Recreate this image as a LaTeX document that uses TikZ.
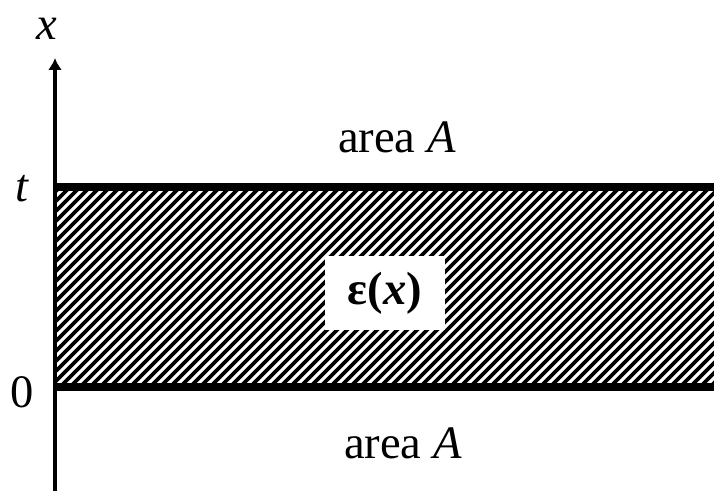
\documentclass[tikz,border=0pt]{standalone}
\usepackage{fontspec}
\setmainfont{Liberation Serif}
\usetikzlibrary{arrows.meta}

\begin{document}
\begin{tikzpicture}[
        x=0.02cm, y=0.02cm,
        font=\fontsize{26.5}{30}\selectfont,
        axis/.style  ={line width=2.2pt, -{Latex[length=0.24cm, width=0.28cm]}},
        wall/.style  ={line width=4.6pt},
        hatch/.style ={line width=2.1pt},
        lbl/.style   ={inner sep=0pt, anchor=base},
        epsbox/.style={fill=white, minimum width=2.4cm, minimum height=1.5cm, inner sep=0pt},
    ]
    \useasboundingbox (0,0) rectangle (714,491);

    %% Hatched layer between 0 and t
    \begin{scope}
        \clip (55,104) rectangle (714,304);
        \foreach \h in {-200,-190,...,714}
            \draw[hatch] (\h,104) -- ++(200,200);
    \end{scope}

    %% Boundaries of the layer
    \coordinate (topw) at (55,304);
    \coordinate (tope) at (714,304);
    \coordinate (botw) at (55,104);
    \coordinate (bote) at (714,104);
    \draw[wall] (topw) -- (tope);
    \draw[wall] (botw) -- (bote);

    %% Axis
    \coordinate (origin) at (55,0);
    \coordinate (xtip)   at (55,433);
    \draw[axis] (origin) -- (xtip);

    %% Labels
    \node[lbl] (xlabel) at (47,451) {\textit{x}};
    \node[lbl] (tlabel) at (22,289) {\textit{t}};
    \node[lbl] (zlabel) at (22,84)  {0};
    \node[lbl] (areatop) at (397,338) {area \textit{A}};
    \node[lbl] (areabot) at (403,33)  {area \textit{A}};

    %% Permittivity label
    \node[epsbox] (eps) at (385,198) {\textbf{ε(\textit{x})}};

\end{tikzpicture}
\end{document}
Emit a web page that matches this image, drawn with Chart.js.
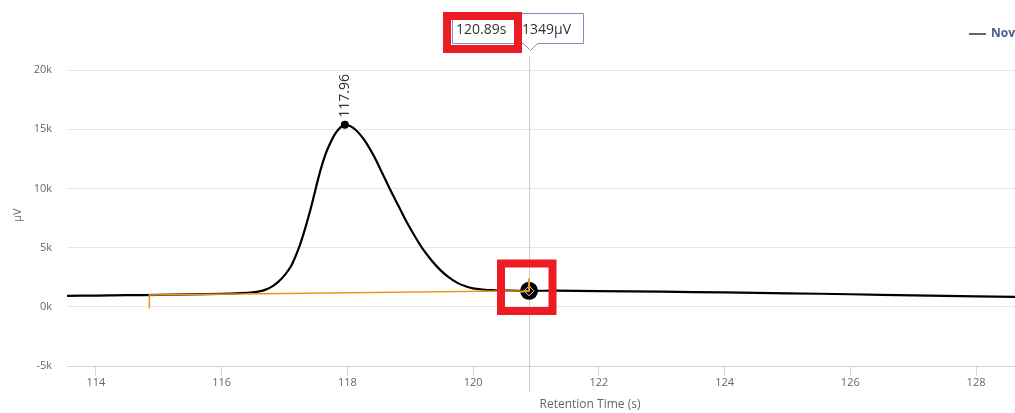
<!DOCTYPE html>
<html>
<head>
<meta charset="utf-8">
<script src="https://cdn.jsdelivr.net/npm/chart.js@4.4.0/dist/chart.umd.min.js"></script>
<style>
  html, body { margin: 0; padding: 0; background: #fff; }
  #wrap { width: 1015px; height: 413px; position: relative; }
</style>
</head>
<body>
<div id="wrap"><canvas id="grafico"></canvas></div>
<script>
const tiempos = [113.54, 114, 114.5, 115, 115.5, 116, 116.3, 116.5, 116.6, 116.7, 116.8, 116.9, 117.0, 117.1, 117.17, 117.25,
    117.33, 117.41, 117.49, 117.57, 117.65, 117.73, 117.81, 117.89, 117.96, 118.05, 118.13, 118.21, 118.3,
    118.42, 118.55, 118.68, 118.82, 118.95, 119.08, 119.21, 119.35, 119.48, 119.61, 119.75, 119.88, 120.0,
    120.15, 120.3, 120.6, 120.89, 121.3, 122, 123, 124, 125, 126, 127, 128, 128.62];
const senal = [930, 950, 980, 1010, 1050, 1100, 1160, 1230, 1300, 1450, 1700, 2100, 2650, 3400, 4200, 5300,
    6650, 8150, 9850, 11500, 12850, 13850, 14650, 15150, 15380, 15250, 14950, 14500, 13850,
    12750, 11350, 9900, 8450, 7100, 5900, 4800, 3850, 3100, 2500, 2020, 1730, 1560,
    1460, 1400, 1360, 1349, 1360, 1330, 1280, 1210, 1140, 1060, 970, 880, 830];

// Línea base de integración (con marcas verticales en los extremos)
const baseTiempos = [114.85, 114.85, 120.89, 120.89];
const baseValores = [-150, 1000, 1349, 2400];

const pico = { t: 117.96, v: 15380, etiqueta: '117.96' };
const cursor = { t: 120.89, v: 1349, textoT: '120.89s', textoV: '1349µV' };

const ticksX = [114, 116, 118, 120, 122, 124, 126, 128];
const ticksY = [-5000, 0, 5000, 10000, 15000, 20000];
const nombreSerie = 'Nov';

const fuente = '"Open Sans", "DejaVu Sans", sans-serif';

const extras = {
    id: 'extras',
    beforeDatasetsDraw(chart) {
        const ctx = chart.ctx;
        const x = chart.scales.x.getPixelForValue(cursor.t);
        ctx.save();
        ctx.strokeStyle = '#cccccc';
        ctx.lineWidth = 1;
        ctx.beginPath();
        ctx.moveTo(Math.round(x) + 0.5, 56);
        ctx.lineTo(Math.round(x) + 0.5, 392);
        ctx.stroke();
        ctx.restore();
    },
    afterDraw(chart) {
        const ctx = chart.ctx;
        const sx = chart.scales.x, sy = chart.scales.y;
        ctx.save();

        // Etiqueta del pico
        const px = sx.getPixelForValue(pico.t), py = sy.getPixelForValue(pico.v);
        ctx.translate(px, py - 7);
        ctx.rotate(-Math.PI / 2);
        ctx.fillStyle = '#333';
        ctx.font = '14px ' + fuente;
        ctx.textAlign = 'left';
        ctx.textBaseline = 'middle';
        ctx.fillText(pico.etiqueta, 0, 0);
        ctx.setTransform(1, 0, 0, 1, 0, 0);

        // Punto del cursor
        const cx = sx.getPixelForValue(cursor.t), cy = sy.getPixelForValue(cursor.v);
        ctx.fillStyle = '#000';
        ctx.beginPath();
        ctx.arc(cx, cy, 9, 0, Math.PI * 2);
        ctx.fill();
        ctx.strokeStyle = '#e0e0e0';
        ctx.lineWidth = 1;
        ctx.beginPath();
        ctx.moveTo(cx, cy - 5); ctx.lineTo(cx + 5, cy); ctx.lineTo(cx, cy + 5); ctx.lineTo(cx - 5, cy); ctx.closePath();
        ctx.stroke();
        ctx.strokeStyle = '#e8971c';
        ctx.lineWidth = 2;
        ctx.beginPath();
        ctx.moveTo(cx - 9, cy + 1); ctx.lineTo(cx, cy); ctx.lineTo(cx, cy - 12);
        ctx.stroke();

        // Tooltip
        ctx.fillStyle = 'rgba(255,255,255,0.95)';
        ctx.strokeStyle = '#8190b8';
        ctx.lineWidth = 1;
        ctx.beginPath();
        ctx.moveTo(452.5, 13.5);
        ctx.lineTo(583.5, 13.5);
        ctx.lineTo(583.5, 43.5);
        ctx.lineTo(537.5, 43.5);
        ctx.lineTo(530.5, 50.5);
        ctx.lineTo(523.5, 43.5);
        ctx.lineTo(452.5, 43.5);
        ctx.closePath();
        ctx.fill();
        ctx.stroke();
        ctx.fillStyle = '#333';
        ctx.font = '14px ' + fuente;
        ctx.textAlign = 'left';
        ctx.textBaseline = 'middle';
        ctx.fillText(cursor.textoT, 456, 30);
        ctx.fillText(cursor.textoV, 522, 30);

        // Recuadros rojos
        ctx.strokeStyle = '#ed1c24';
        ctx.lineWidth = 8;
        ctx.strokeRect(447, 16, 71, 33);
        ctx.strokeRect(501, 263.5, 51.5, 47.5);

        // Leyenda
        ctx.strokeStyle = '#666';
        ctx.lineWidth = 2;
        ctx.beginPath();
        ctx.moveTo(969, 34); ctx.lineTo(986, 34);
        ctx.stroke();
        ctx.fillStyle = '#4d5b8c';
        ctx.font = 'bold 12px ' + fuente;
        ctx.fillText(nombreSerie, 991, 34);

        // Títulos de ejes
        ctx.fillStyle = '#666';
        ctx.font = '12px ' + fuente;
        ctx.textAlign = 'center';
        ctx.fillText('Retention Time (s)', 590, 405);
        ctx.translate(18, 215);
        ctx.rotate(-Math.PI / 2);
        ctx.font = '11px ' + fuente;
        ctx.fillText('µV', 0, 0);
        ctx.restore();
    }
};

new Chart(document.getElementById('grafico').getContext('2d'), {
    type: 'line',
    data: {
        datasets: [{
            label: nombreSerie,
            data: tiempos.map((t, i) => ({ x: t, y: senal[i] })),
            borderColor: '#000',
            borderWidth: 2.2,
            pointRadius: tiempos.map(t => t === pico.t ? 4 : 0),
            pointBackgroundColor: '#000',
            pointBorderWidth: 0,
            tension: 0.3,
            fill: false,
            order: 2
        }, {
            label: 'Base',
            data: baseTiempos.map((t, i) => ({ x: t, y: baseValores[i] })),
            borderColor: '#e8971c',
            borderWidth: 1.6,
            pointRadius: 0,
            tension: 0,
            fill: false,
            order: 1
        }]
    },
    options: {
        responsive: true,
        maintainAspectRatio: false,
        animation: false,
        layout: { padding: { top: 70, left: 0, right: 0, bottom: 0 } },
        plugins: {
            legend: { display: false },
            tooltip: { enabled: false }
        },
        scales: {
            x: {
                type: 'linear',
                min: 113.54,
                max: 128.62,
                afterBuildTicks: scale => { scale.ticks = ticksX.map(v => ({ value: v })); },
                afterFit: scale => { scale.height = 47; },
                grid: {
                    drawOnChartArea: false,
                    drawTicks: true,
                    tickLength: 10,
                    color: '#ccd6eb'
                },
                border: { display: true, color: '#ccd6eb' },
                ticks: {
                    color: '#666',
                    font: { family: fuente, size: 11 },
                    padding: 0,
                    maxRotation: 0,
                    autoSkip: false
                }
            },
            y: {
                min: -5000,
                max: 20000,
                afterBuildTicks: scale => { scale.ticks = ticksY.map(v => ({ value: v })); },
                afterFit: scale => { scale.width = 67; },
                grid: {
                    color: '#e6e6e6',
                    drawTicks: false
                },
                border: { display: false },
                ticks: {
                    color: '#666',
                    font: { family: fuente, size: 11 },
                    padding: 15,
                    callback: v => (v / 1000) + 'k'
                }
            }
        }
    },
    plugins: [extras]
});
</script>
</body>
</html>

Instructions to follow —
Pictures stay out. Print the data exactly, from its first line through the line containing "(botw) -- (bote);".

Finished task —
Recreate this image as a LaTeX document that uses TikZ.
\documentclass[tikz,border=0pt]{standalone}
\usepackage{fontspec}
\setmainfont{Liberation Serif}
\usetikzlibrary{arrows.meta}

\begin{document}
\begin{tikzpicture}[
        x=0.02cm, y=0.02cm,
        font=\fontsize{26.5}{30}\selectfont,
        axis/.style  ={line width=2.2pt, -{Latex[length=0.24cm, width=0.28cm]}},
        wall/.style  ={line width=4.6pt},
        hatch/.style ={line width=2.1pt},
        lbl/.style   ={inner sep=0pt, anchor=base},
        epsbox/.style={fill=white, minimum width=2.4cm, minimum height=1.5cm, inner sep=0pt},
    ]
    \useasboundingbox (0,0) rectangle (714,491);

    %% Hatched layer between 0 and t
    \begin{scope}
        \clip (55,104) rectangle (714,304);
        \foreach \h in {-200,-190,...,714}
            \draw[hatch] (\h,104) -- ++(200,200);
    \end{scope}

    %% Boundaries of the layer
    \coordinate (topw) at (55,304);
    \coordinate (tope) at (714,304);
    \coordinate (botw) at (55,104);
    \coordinate (bote) at (714,104);
    \draw[wall] (topw) -- (tope);
    \draw[wall] (botw) -- (bote);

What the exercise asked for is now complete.